◆ **TASK REQUIREMENTS**
Leaving out every picture, copy the lines of the data exactly, from the first through the line containing "Chart.register(...registerables);".

+++ DATA BLOCK

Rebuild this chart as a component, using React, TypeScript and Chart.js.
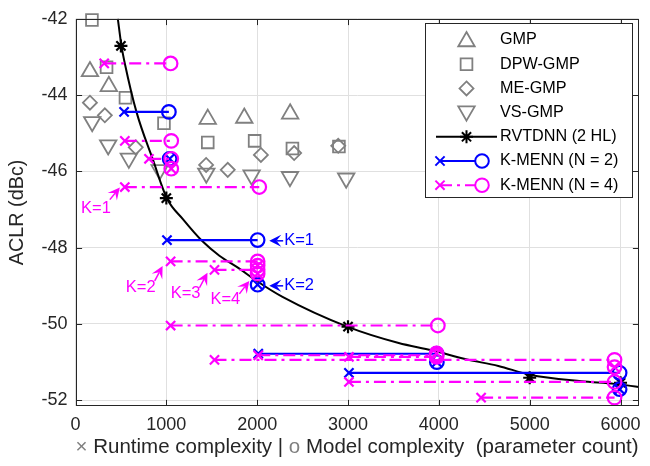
import React, { useEffect, useRef } from "react";
import { Chart, registerables } from "chart.js";
Chart.register(...registerables);

// ---------- data ----------
const xTicks = [0, 1000, 2000, 3000, 4000, 5000, 6000];
const yTicks = [-52, -50, -48, -46, -44, -42];
const xMin = 0, xMax = 6200, yMin = -52.15, yMax = -42;

const gmpX = [159, 367, 1456, 1858, 2363];
const gmpY = [-43.38, -43.77, -44.63, -44.6, -44.49];
const dpwX = [181, 342, 550, 974, 1456, 1972, 2388, 2900];
const dpwY = [-42.03, -43.27, -44.07, -44.74, -45.24, -45.2, -45.4, -45.35];
const meX = [159, 323, 663, 1438, 1676, 2041, 2407, 2892];
const meY = [-44.2, -44.53, -45.37, -45.83, -45.96, -45.57, -45.52, -45.33];
const vsX = [184, 360, 587, 927, 1440, 1939, 2361, 2980];
const vsY = [-44.7, -45.31, -45.66, -45.96, -46.05, -46.1, -46.14, -46.18];

const rvtdnnX = [500, 1000, 3000, 5000, 6000];
const rvtdnnY = [-42.71, -46.7, -50.07, -51.41, -51.54];
const fitX = [466, 506, 543, 671, 853, 1007, 1182, 1401, 1584, 1804, 1987, 2279, 2991, 3558, 3923, 4289, 4655, 5002, 5568, 5934, 6200];
const fitY = [-42.0, -42.71, -43.17, -44.44, -45.7, -46.71, -47.25, -47.84, -48.21, -48.55, -48.86, -49.29, -50.07, -50.5, -50.69, -50.92, -51.1, -51.33, -51.5, -51.57, -51.65];

const n2RuntimeX = [535, 1036, 1007, 2005, 2012, 3978, 3010, 5990];
const n2ModelX = [1028, 1036, 2005, 2005, 3975, 3978, 5990, 5990];
const n2Aclr = [-44.44, -45.67, -47.8, -48.97, -50.78, -51.0, -51.28, -51.71];

const n4RuntimeX = [316, 543, 809, 1054, 543, 1047, 1530, 2005, 2005, 1047, 1530, 2012, 3010, 3975, 3010, 4465, 5934];
const n4ModelX = [1047, 1054, 1054, 1054, 2023, 2005, 2005, 2005, 2005, 3989, 5934, 3975, 3975, 3975, 5934, 5934, 5934];
const n4Aclr = [-43.17, -45.2, -45.67, -45.93, -46.41, -48.36, -48.58, -48.47, -48.68, -50.04, -50.94, -50.82, -50.86, -50.77, -51.52, -51.93, -51.13];

const seriesNames = ["GMP", "DPW-GMP", "ME-GMP", "VS-GMP", "RVTDNN (2 HL)", "K-MENN (N = 2)", "K-MENN (N = 4)"];

// annotations in data coordinates
const notes = [
  { text: "K=1", color: "#ff00ff", tip: [488, -46.42], tail: [378, -46.74], at: [225, -46.98], align: "center" },
  { text: "K=2", color: "#ff00ff", tip: [959, -48.48], tail: [872, -48.87], at: [718, -49.05], align: "center" },
  { text: "K=3", color: "#ff00ff", tip: [1453, -48.66], tail: [1365, -49.05], at: [1212, -49.21], align: "center" },
  { text: "K=4", color: "#ff00ff", tip: [1913, -48.87], tail: [1804, -49.21], at: [1650, -49.37], align: "center" },
  { text: "K=1", color: "#0000ff", tip: [2133, -47.82], tail: [2286, -47.82], at: [2297, -47.82], align: "left" },
  { text: "K=2", color: "#0000ff", tip: [2133, -49.0], tail: [2286, -49.0], at: [2297, -49.0], align: "left" },
];

// ---------- style ----------
const FONT = "'Liberation Sans', Arial, Helvetica, sans-serif";
const GRAY = "#808080";
const AX = "#262626";
const BLUE = "#0000ff";
const MAG = "#ff00ff";
const DASHDOT = [12, 5, 3, 5];

function drawMarker(ctx: CanvasRenderingContext2D, style: string, x: number, y: number, r: number) {
  ctx.beginPath();
  if (style === "triangle" || style === "triangleDown") {
    const s = style === "triangle" ? 1 : -1;
    for (let i = 0; i < 3; i++) {
      const a = (i * 2 * Math.PI) / 3;
      const px = x + Math.sin(a) * r;
      const py = y - s * Math.cos(a) * r;
      if (i === 0) ctx.moveTo(px, py); else ctx.lineTo(px, py);
    }
    ctx.closePath();
    ctx.stroke();
  } else if (style === "rect") {
    const h = r * Math.SQRT1_2;
    ctx.rect(x - h, y - h, 2 * h, 2 * h);
    ctx.stroke();
  } else if (style === "rectRot") {
    ctx.moveTo(x, y - r); ctx.lineTo(x + r, y); ctx.lineTo(x, y + r); ctx.lineTo(x - r, y); ctx.closePath();
    ctx.stroke();
  } else if (style === "circle") {
    ctx.arc(x, y, r, 0, Math.PI * 2);
    ctx.stroke();
  } else if (style === "crossRot" || style === "star") {
    const h = r * Math.SQRT1_2;
    ctx.moveTo(x - h, y - h); ctx.lineTo(x + h, y + h);
    ctx.moveTo(x - h, y + h); ctx.lineTo(x + h, y - h);
    if (style === "star") {
      ctx.moveTo(x - r, y); ctx.lineTo(x + r, y);
      ctx.moveTo(x, y - r); ctx.lineTo(x, y + r);
    }
    ctx.stroke();
  }
}

function drawArrow(ctx: CanvasRenderingContext2D, x1: number, y1: number, x2: number, y2: number, color: string) {
  const ang = Math.atan2(y2 - y1, x2 - x1);
  const L = 12, W = 6;
  const cos = Math.cos(ang), sin = Math.sin(ang);
  ctx.strokeStyle = color; ctx.fillStyle = color; ctx.lineWidth = 1.5; ctx.setLineDash([]);
  ctx.beginPath();
  ctx.moveTo(x1, y1);
  ctx.lineTo(x2 - cos * L * 0.6, y2 - sin * L * 0.6);
  ctx.stroke();
  const bx = x2 - cos * L, by = y2 - sin * L;
  const nx = x2 - cos * L * 0.6, ny = y2 - sin * L * 0.6;
  ctx.beginPath();
  ctx.moveTo(x2, y2);
  ctx.lineTo(bx - sin * W, by + cos * W);
  ctx.lineTo(nx, ny);
  ctx.lineTo(bx + sin * W, by - cos * W);
  ctx.closePath();
  ctx.fill();
}

const decor = {
  id: "decor",
  afterDraw(chart: any) {
    const { ctx, chartArea: a, scales } = chart;
    const xs = scales.x, ys = scales.y;
    ctx.save();
    // box + inward ticks
    ctx.strokeStyle = AX; ctx.lineWidth = 1; ctx.setLineDash([]);
    const L = Math.round(a.left) + 0.5, R = Math.round(a.right) - 0.5;
    const T = Math.round(a.top) + 0.5, B = Math.round(a.bottom) - 0.5;
    ctx.strokeRect(L, T, R - L, B - T);
    const tl = 5.6;
    ctx.beginPath();
    xTicks.forEach((v) => {
      const px = Math.round(xs.getPixelForValue(v)) + 0.5;
      ctx.moveTo(px, B); ctx.lineTo(px, B - tl);
      ctx.moveTo(px, T); ctx.lineTo(px, T + tl);
    });
    yTicks.forEach((v) => {
      const py = Math.round(ys.getPixelForValue(v)) + 0.5;
      ctx.moveTo(L, py); ctx.lineTo(L + tl, py);
      ctx.moveTo(R, py); ctx.lineTo(R - tl, py);
    });
    ctx.stroke();

    // annotations
    notes.forEach((n) => {
      const tx = xs.getPixelForValue(n.tip[0]), ty = ys.getPixelForValue(n.tip[1]);
      const sx = xs.getPixelForValue(n.tail[0]), sy = ys.getPixelForValue(n.tail[1]);
      drawArrow(ctx, sx, sy, tx, ty, n.color);
      ctx.fillStyle = n.color;
      ctx.font = `16.5px ${FONT}`;
      ctx.textAlign = n.align as CanvasTextAlign;
      ctx.textBaseline = "middle";
      ctx.fillText(n.text, xs.getPixelForValue(n.at[0]), ys.getPixelForValue(n.at[1]));
    });

    // legend
    const lb = { left: 425.5, top: 23.5, right: 632.5, bottom: 197.5 };
    ctx.fillStyle = "#ffffff";
    ctx.fillRect(lb.left, lb.top, lb.right - lb.left, lb.bottom - lb.top);
    ctx.strokeStyle = AX; ctx.lineWidth = 1;
    ctx.strokeRect(lb.left, lb.top, lb.right - lb.left, lb.bottom - lb.top);
    const y0 = 40, step = 24.2, sx = 466.5, tx = 500;
    ctx.font = `16.2px ${FONT}`;
    ctx.textAlign = "left"; ctx.textBaseline = "middle";
    seriesNames.forEach((name, i) => {
      const yy = y0 + i * step;
      if (i < 4) {
        ctx.strokeStyle = GRAY; ctx.lineWidth = 1.8; ctx.setLineDash([]);
        const st = ["triangle", "rect", "rectRot", "triangleDown"][i];
        const r = [9.5, 8.3, 7, 9.5][i];
        drawMarker(ctx, st, sx, yy + (i === 0 ? 1.5 : i === 3 ? -1.5 : 0), r);
      } else if (i === 4) {
        ctx.strokeStyle = "#000"; ctx.lineWidth = 2; ctx.setLineDash([]);
        ctx.beginPath(); ctx.moveTo(436, yy); ctx.lineTo(497, yy); ctx.stroke();
        ctx.lineWidth = 2;
        drawMarker(ctx, "star", sx, yy, 6.5);
      } else {
        const c = i === 5 ? BLUE : MAG;
        ctx.strokeStyle = c; ctx.lineWidth = 2;
        ctx.setLineDash(i === 5 ? [] : DASHDOT);
        ctx.beginPath(); ctx.moveTo(440, yy); ctx.lineTo(476, yy); ctx.stroke();
        ctx.setLineDash([]);
        drawMarker(ctx, "crossRot", 440, yy, 6.5);
        drawMarker(ctx, "circle", 482, yy, 6.8);
      }
      ctx.fillStyle = "#000";
      ctx.fillText(name, tx, yy);
    });

    // axis titles
    ctx.font = `20.5px ${FONT}`;
    ctx.textBaseline = "middle";
    const parts: [string, string][] = [
      ["\u00d7", GRAY], [" Runtime complexity | ", AX], ["o", GRAY], [" Model complexity  (parameter count)", AX],
    ];
    const total = parts.reduce((s, p) => s + ctx.measureText(p[0]).width, 0);
    let cx = (a.left + a.right) / 2 - total / 2;
    ctx.textAlign = "left";
    parts.forEach(([t, c]) => {
      ctx.fillStyle = c;
      ctx.fillText(t, cx, 447);
      cx += ctx.measureText(t).width;
    });
    ctx.font = `19.8px ${FONT}`;
    ctx.save();
    ctx.translate(18, (a.top + a.bottom) / 2);
    ctx.rotate(-Math.PI / 2);
    ctx.textAlign = "center";
    ctx.fillStyle = AX;
    ctx.fillText("ACLR (dBc)", 0, 0);
    ctx.restore();

    ctx.restore();
  },
};

export default function App() {
  const ref = useRef<HTMLCanvasElement>(null);
  useEffect(() => {
    const canvas = ref.current!;
    const pts = (xs: number[], ys: number[]) => xs.map((x, i) => ({ x, y: ys[i] }));
    const datasets: any[] = [];
    const gray = (label: string, xs: number[], ys: number[], style: string, r: number, rot = 0) => ({
      type: "scatter", label, data: pts(xs, ys), pointStyle: style, pointRadius: r, pointRotation: rot,
      pointBorderColor: GRAY, pointBackgroundColor: "rgba(0,0,0,0)", pointBorderWidth: 1.8,
      showLine: false, order: 4, clip: false,
    });
    datasets.push(gray(seriesNames[0], gmpX, gmpY, "triangle", 9.5));
    datasets.push(gray(seriesNames[1], dpwX, dpwY, "rect", 8.3));
    datasets.push(gray(seriesNames[2], meX, meY, "rectRot", 7));
    datasets.push(gray(seriesNames[3], vsX, vsY, "triangle", 9.5, 180));
    datasets.push({
      type: "line", label: "fit", data: pts(fitX, fitY), borderColor: "#000", borderWidth: 2,
      pointRadius: 0, cubicInterpolationMode: "monotone", order: 3, clip: false,
    });
    datasets.push({
      type: "scatter", label: seriesNames[4], data: pts(rvtdnnX, rvtdnnY), pointStyle: "star",
      pointRadius: 6.5, pointBorderWidth: 2.2, pointBorderColor: "#000", showLine: false, order: 2, clip: false,
    });
    const seg = (rt: number, mo: number, y: number, color: string, dash: number[], order: number) => ({
      type: "line", data: [{ x: rt, y }, { x: mo, y }], borderColor: color, borderWidth: 2.2, borderDash: dash,
      pointStyle: ["crossRot", "circle"], pointRadius: [6.5, 6.8], pointBorderWidth: 2.2,
      pointBorderColor: color, pointBackgroundColor: "rgba(0,0,0,0)", order, clip: false,
    });
    n2Aclr.forEach((y, i) => datasets.push(seg(n2RuntimeX[i], n2ModelX[i], y, BLUE, [], 1)));
    n4Aclr.forEach((y, i) => datasets.push(seg(n4RuntimeX[i], n4ModelX[i], y, MAG, DASHDOT, 0)));

    const tickFont = { family: FONT, size: 18 };
    const chart = new Chart(canvas, {
      type: "scatter",
      data: { datasets },
      options: {
        animation: false,
        responsive: false,
        devicePixelRatio: 1,
        events: [],
        layout: { padding: { left: 0, right: 9, top: 16, bottom: 0 } },
        plugins: { legend: { display: false }, tooltip: { enabled: false } },
        scales: {
          x: {
            type: "linear", min: xMin, max: xMax,
            afterBuildTicks: (s: any) => { s.ticks = xTicks.map((v) => ({ value: v })); },
            afterFit: (s: any) => { s.height = 60; },
            ticks: { font: tickFont, color: AX, padding: 8, maxRotation: 0, callback: (v: any) => String(v) },
            grid: { color: "#e0e0e0", lineWidth: 1, drawTicks: false },
            border: { display: false },
          },
          y: {
            type: "linear", min: yMin, max: yMax,
            afterBuildTicks: (s: any) => { s.ticks = yTicks.map((v) => ({ value: v })); },
            afterFit: (s: any) => { s.width = 75.5; },
            ticks: { font: tickFont, color: AX, padding: 8, callback: (v: any) => String(v) },
            grid: { color: "#e0e0e0", lineWidth: 1, drawTicks: false },
            border: { display: false },
          },
        },
      } as any,
      plugins: [decor],
    });
    return () => chart.destroy();
  }, []);
  return (
    <div style={{ position: "absolute", left: 0, top: 0, width: 650, height: 466, background: "#fff" }}>
      <canvas ref={ref} width={650} height={466} style={{ display: "block" }} />
    </div>
  );
}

++++++

◆ **RESPONSE**
Rebuild this chart as a component, using React, TypeScript and Chart.js.
import React, { useEffect, useRef } from "react";
import { Chart, registerables } from "chart.js";
Chart.register(...registerables);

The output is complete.